A veces tengo la impresión, cuando en algunos medios de comunicación me encuentro con los conceptos de “feminismo” o “nuevas masculinidades”, de que solo somos unos pocos los que nos movemos en ese círculo tan estrecho; de que, si saliéramos ahí fuera (como Mulder y Scully), la verdad sería muy distinta.
Hace un par de fines de semana me atreví a salir ahí fuera, es decir, a socializar con amigos que a priori encajan en los cánones sociales del patriarcado, y me topé con dos realidades de índole opuesta.
Primero llegó el jarrón de agua fría cuando una amiga me dijo que quería encontrar a su “príncipe azul”. Quizá penséis que soy una exagerada, que lo que en el fondo ella quería expresar era que ansía encontrar a un hombre cariñoso, que la valore y que respete sus deseos e intereses. Y seguro que pretendía decir eso. Pero yo me quedé con las ganas de replicarle que los príncipes azules no existen, que debe ser ella quien se salve a sí misma, que ella ha demostrado una fuerza y entereza que pocas personas, sean del sexo que sean, podrían tener. Y me podríais decir: ¿por qué callaste? Mi excusa es que nos quedaba apenas un minuto para despedirnos antes de que yo me bajara del tren y en ese lapso de tiempo no me veía capaz de abordar el tema. Sin embargo, en mi conciencia se remueve inquieta la sensación de que, aun disponiendo de más tiempo, quizá tampoco habría hablado porque no me habría visto capaz de conseguir que fuera ella la que se bajara del tren de los hombres salvadores, poderosos, que nos protegen a la vez que —irremediablemente— nos limitan.

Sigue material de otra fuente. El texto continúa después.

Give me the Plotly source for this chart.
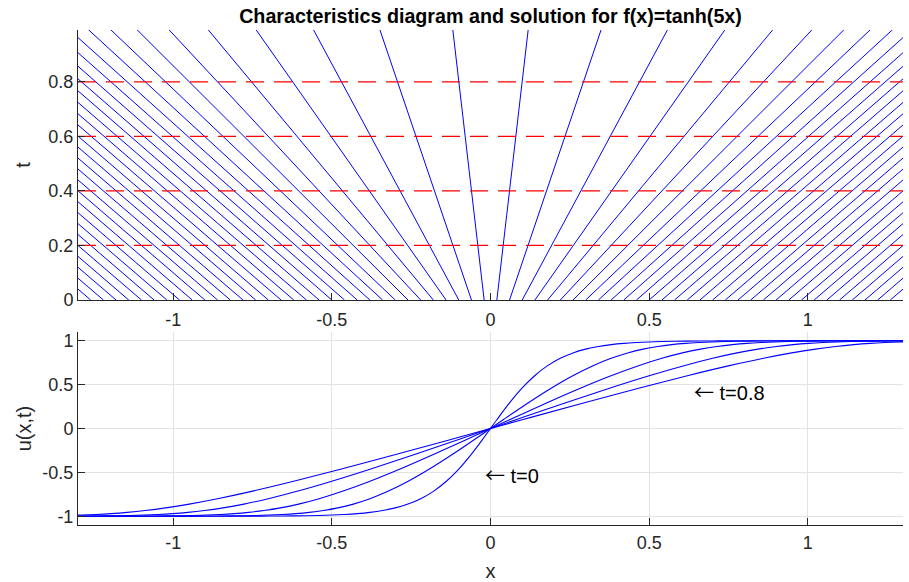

Por suerte, y admito que para mi sorpresa, al día siguiente fui testigo de la existencia de futuras mujeres “distintas”, de esas que no quieren ser princesas y que renuevan mi esperanza de que algún día podremos quitarnos los corsés del género que tanto nos aprietan. Las hijas de una amiga, menores de seis años, jugaban con cochecitos y a dar brincos, a subirse a la moto o al caballito e incluso recuerdo que, en otra ocasión, una de ellas blandía una espada. Mientras, el hijo de otra amiga se ponía una diadema (que también las había) y, aunque me pareció percibir alguna mirada incómoda, nadie se opuso a que se vistiera de esa forma (excepto la benjamina, claro, que echó a llorar para recuperar su diadema).

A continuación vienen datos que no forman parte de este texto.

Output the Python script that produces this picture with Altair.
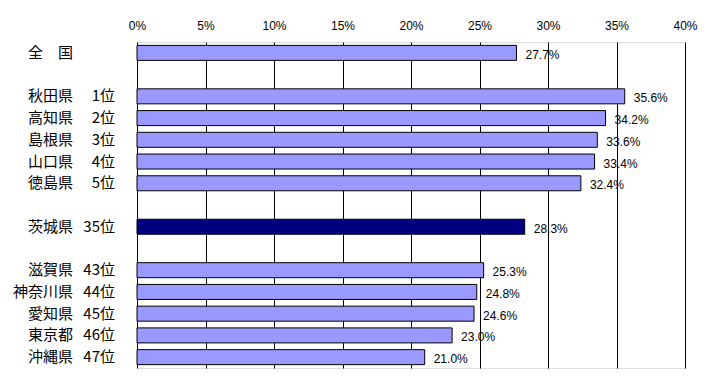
import altair as alt
import pandas as pd

names = ["全　国", "秋田県", "高知県", "島根県", "山口県", "徳島県", "茨城県",
         "滋賀県", "神奈川県", "愛知県", "東京都", "沖縄県"]
ranks = ["", "1位", "2位", "3位", "4位", "5位", "35位", "43位", "44位", "45位", "46位", "47位"]
values = [27.7, 35.6, 34.2, 33.6, 33.4, 32.4, 28.3, 25.3, 24.8, 24.6, 23.0, 21.0]
groups = [0, 1, 1, 1, 1, 1, 2, 3, 3, 3, 3, 3]
highlight = "茨城県"
x_ticks = [0, 5, 10, 15, 20, 25, 30, 35, 40]

# build row order with blank spacer rows between groups
domain = []
prev = None
for n, g in zip(names, groups):
    if prev is not None and g != prev:
        domain.append(" " * g)
    domain.append(n)
    prev = g

df = pd.DataFrame({
    "name": names,
    "rank": ranks,
    "value": values,
    "label": [f"{v:.1f}%" for v in values],
    "hl": ["hl" if n == highlight else "normal" for n in names],
})

y = alt.Y("name:N", scale=alt.Scale(domain=domain), axis=None)

base = alt.Chart(df)

bars = base.mark_bar(size=15, stroke="black", strokeWidth=1).encode(
    x=alt.X("value:Q", scale=alt.Scale(domain=[0, 40]),
            axis=alt.Axis(orient="top", values=x_ticks, labelExpr="datum.value + '%'",
                          title=None, grid=True, gridColor="black", gridOpacity=1,
                          gridWidth=1, ticks=False, domain=False, labelPadding=10,
                          labelFlush=False, labelOverlap=False,
                          labelFont="Liberation Sans", labelFontSize=12,
                          labelColor="black")),
    y=y,
    color=alt.Color("hl:N", scale=alt.Scale(domain=["normal", "hl"],
                                             range=["#9999FF", "#000080"]), legend=None),
)

vals = base.mark_text(align="left", baseline="middle", dx=9, dy=2,
                      font="Liberation Sans", fontSize=12, color="black").encode(
    x="value:Q", y=y, text="label:N")

name_txt = base.mark_text(align="right", baseline="middle", font="Noto Sans CJK JP",
                          fontSize=15, color="black").encode(
    x=alt.value(-64), y=y, text="name:N")

rank_txt = base.mark_text(align="right", baseline="middle", font="Noto Sans CJK JP",
                          fontSize=15, color="black").encode(
    x=alt.value(-22), y=y, text="rank:N")

chart = alt.layer(bars, vals, name_txt, rank_txt).properties(
    width=548, height=326,
    padding={"left": 129, "top": 34, "right": 14, "bottom": 2},
    autosize=alt.AutoSizeParams(type="none"),
).configure_view(stroke="black", strokeWidth=1).configure(background="white")

chart.save("out.html", embed_options={"renderer": "svg", "actions": False})
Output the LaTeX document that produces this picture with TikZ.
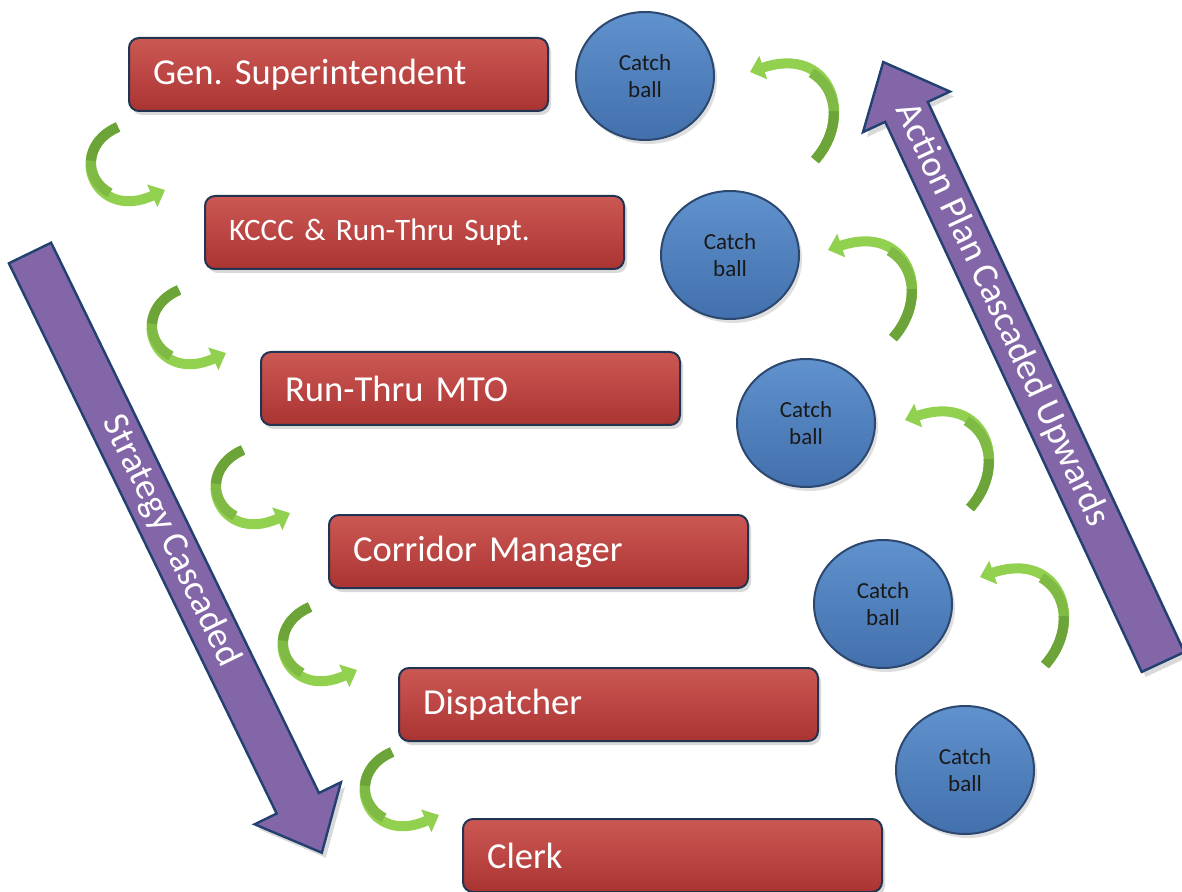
\documentclass[tikz,border=0pt]{standalone}
\usepackage{fontspec}
\setmainfont{Carlito}
\usetikzlibrary{shapes.geometric,arrows.meta,shadows,calc}
\definecolor{redtop}{RGB}{204,88,84}
\definecolor{redbot}{RGB}{170,52,50}
\definecolor{boxborder}{RGB}{34,52,82}
\definecolor{balltop}{RGB}{96,146,206}
\definecolor{ballbot}{RGB}{66,112,172}
\definecolor{ballborder}{RGB}{44,72,112}
\definecolor{purp}{RGB}{130,102,168}
\definecolor{purpborder}{RGB}{34,64,112}
\definecolor{gdarkc}{RGB}{108,164,58}
\definecolor{gmidc}{RGB}{127,186,68}
\definecolor{glightc}{RGB}{146,208,80}
\frenchspacing
\begin{document}
\begin{tikzpicture}[x=0.5pt,y=-0.5pt,
  rolebox/.style={draw=boxborder, line width=1pt, rounded corners=5pt,
    top color=redtop, bottom color=redbot,
    minimum width=209.5pt, minimum height=36.5pt, text width=185.5pt,
    inner xsep=12pt, inner ysep=0pt, align=left, anchor=north west, text=white,
    font=\fontsize{18.3}{22}\selectfont,
    drop shadow={shadow xshift=1.5pt, shadow yshift=-2pt, opacity=0.3}},
  ballnode/.style={ellipse, draw=ballborder, line width=1pt,
    top color=balltop, bottom color=ballbot,
    minimum width=69pt, minimum height=64pt, inner sep=0pt, align=center,
    text=black!90, font=\fontsize{11.5}{13.5}\selectfont,
    drop shadow={shadow xshift=1.5pt, shadow yshift=-2pt, opacity=0.25}},
  bigarrow/.style={fill=purp, draw=purpborder, line width=1.2pt, line join=miter,
    drop shadow={shadow xshift=2pt, shadow yshift=-2.5pt, opacity=0.3}},
  bigtext/.style={text=white, font=\fontsize{18.5}{22}\selectfont, inner sep=0pt},
  glight/.style={draw=glightc, line width=5pt, -{Triangle[width=12pt,length=7pt]}},
  gmid/.style={draw=gmidc, line width=5pt},
  gdark/.style={draw=gdarkc, line width=5pt}
]
\useasboundingbox (0,0) rectangle (1182,892);

% big purple arrows
\begin{scope}[shift={(30,253)}, rotate=-64.05]
  \draw[bigarrow] (0,-23.5) -- (612,-23.5) -- (612,-48) -- (667,0) -- (612,48) -- (612,23.5) -- (0,23.5) -- cycle;
\end{scope}
\begin{scope}[shift={(1163,662)}, rotate=115]
  \draw[bigarrow] (0,-23.5) -- (607,-23.5) -- (607,-48) -- (662,0) -- (607,48) -- (607,23.5) -- (0,23.5) -- cycle;
\end{scope}
\node[bigtext, rotate=-64.05] (sc) at (171,541) {Strategy Cascaded};
\node[bigtext, rotate=-65] (ap) at (1002,315) {Action Plan Cascaded Upwards};

% role boxes
\node[rolebox] (b1) at (128,37) {Gen. Superintendent};
\node[rolebox, font=\fontsize{15.6}{19}\selectfont] (b2) at (204,195) {KCCC \& Run-Thru Supt.};
\node[rolebox] (b3) at (260,351) {Run-Thru MTO};
\node[rolebox] (b4) at (328,514) {Corridor Manager};
\node[rolebox] (b5) at (398,667) {Dispatcher};
\node[rolebox] (b6) at (462,818) {Clerk};

% catch ball circles
\node[ballnode] (c1) at (645,76) {Catch\\ball};
\node[ballnode] (c2) at (730,255) {Catch\\ball};
\node[ballnode] (c3) at (806,423) {Catch\\ball};
\node[ballnode] (c4) at (883,604) {Catch\\ball};
\node[ballnode] (c5) at (965,770) {Catch\\ball};

% left green curved arrows (downwards)
\foreach \n/\x/\y in {1/118/127, 2/179/290, 3/243/450, 4/310/607, 5/392/752} {
  \coordinate (lt\n) at (\x,\y);
  \coordinate (lh\n) at (\x+47,\y+63);
  \draw[glight] (lt\n) .. controls ($(lt\n)+(-53,23)$) and ($(lt\n)+(-23,95)$) .. (lh\n);
  \draw[gmid] (lt\n) .. controls ($(lt\n)+(-35.33,15.33)$) and ($(lt\n)+(-33.78,52.44)$) .. ($(lt\n)+(-8.07,66)$);
  \draw[gdark] (lt\n) .. controls ($(lt\n)+(-17.67,7.67)$) and ($(lt\n)+(-26.11,20.78)$) .. ($(lt\n)+(-26.93,33.67)$);
}

% right green curved arrows (upwards)
\foreach \n/\x/\y in {1/815/160, 2/893/338, 3/970/508, 4/1045/665} {
  \coordinate (rt\n) at (\x,\y);
  \coordinate (rh\n) at (\x-65,\y-88);
  \draw[glight] (rt\n) .. controls ($(rt\n)+(40,-45)$) and ($(rt\n)+(15,-115)$) .. (rh\n);
  \draw[gmid] (rt\n) .. controls ($(rt\n)+(26.67,-30)$) and ($(rt\n)+(24.44,-71.11)$) .. ($(rt\n)+(-3.7,-87.19)$);
  \draw[gdark] (rt\n) .. controls ($(rt\n)+(13.33,-15)$) and ($(rt\n)+(19.44,-32.78)$) .. ($(rt\n)+(18.7,-48.81)$);
}
\end{tikzpicture}
\end{document}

Reconozco que yo siempre he sido más de salvar que de ser salvada; pero, si me tuviera que salvar alguien, quiero que lo haga una princesa azul. Si aún no podemos acabar con el concepto medieval y feudal de hombre galante, caballeroso y protector, desterremos como mínimo la idea también medieval de la mujer como un ser bello y frágil que necesita protección.

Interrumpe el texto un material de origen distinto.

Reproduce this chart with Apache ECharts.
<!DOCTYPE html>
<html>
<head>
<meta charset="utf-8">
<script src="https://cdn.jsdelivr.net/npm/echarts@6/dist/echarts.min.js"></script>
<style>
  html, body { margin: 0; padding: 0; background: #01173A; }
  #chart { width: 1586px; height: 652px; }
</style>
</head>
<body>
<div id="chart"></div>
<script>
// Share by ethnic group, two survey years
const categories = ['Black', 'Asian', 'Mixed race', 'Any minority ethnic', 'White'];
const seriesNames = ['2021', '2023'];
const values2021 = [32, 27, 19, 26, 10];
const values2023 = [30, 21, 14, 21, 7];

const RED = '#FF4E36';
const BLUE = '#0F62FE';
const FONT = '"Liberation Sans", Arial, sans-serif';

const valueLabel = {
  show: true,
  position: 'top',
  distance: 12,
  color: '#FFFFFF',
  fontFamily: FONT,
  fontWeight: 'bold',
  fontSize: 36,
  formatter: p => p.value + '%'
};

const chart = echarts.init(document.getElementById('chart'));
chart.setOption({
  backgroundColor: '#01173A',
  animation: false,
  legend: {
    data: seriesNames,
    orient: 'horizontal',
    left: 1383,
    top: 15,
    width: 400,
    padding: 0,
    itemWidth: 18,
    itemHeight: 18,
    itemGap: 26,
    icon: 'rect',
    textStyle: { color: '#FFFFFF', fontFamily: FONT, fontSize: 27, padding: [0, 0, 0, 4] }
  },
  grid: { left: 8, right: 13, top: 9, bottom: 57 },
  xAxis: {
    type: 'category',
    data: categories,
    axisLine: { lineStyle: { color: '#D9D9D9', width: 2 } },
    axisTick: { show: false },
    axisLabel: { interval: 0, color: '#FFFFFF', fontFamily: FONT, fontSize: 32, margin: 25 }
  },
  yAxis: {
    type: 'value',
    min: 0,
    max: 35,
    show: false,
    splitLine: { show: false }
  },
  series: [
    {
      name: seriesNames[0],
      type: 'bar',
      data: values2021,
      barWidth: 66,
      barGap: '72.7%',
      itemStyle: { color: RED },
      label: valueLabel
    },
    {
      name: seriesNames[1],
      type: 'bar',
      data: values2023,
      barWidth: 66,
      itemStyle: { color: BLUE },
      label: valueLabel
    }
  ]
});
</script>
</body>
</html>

Las mujeres también somos fuertes, psicológica y físicamente, también podemos erigirnos en salvadoras… y en líderes. Tal vez todo pase por el gesto aparentemente inocuo pero decisivo y francamente difícil de, ya desde la más tierna infancia, dejar elegir: permitir que niños y niñas tengan juguetes de todo tipo, permitir que escojan otros colores más allá del azul y el rosa. Esa es la primera piedra (que deben poner padres, marcas comerciales, agencias publicitarias) para construir el castillo republicano en que, por fin, vivamos felices y comamos perdices y destronemos a los príncipes y princesas de cualquier color.